Could dropping a few cells change the takeaways from differential expression?

Differential expression (DE) plays a fundamental role toward illuminating the molecular mechanisms driving a difference between groups (e.g., due to treatment or disease). While any analysis is run on particular cells/samples, the intent is to generalize to future occurrences of the treatment or disease. Implicitly, this step is justified by assuming that present and future samples are independent and identically distributed from the same population. Though this assumption is always false, we hope that any deviation from the assumption is small enough that A) conclusions of the analysis still hold and B) standard tools like standard error, significance, and power still reflect generalizability. Conversely, we might worry about these deviations, and reliance on standard tools, if conclusions could be substantively changed by dropping a very small fraction of data. While checking every small fraction is computationally intractable, recent work develops an approximation to identify when such an influential subset exists. Building on this work, we develop a metric for dropping-data robustness of DE; namely, we cast the analysis in a form suitable to the approximation, extend the approximation to models with data-dependent hyperparameters, and extend the notion of a data point from a single cell to a pseudobulk observation. We then overcome the inherent non-differentiability of gene set enrichment analysis to develop an additional approximation for the robustness of top gene sets. We assess robustness of DE for published single-cell RNA-seq data and discover that 1000s of genes can have their results flipped by dropping <1% of the data, including 100s that are sensitive to dropping a single cell (0.07%). Surprisingly, this non-robustness extends to high-level takeaways; half of the top 10 gene sets can be changed by dropping 1-2% of cells, and 2/10 can be changed by dropping a single cell.

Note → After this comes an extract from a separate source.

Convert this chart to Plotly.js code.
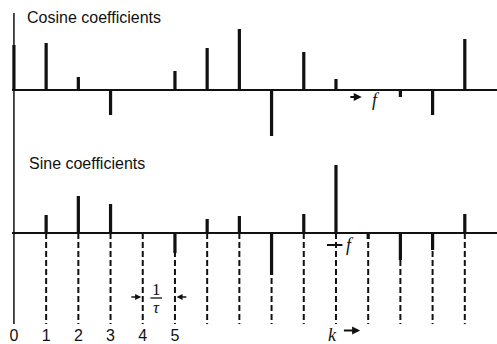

翻译：差异表达分析在揭示组间差异（如处理或疾病引起的差异）的分子机制中具有基础性作用。尽管分析基于特定细胞/样本进行，其目的在于推广至未来出现的治疗或疾病情境。这一步骤基于假设：当前与未来样本独立同分布于同一总体。尽管该假设始终存在偏差，我们期望偏差足够小，使得（A）分析结论仍成立，且（B）标准统计工具（如标准误、显著性、功效）仍能反映泛化能力。相反，若舍弃极小比例数据即可实质性改变结论，则需警惕这些偏差及其对标准工具的依赖。虽然逐一检验所有小比例数据在计算上不可行，近期研究开发了近似方法以识别此类具有影响力的子集是否存在。基于该工作，我们构建了差异表达分析的数据舍弃稳健性指标：具体而言，将分析转化为适用于该近似方法的形式，将近似方法扩展至包含数据依赖超参数的模型，并将数据点的概念从单细胞扩展至伪批量观测。随后，我们克服基因集富集分析固有的不可微性，为前序基因集的稳健性开发了额外近似方法。我们评估了已发表单细胞RNA-seq数据中差异表达的稳健性，发现舍弃<1%的数据即可逆转1000余个基因的结果，其中数百个基因对单细胞（0.07%）的舍弃敏感。令人惊讶的是，这种非稳健性延伸至高层级结论：舍弃1-2%细胞即可改变前10基因集中的半数，而舍弃单细胞即可改变其中2/10的基因集。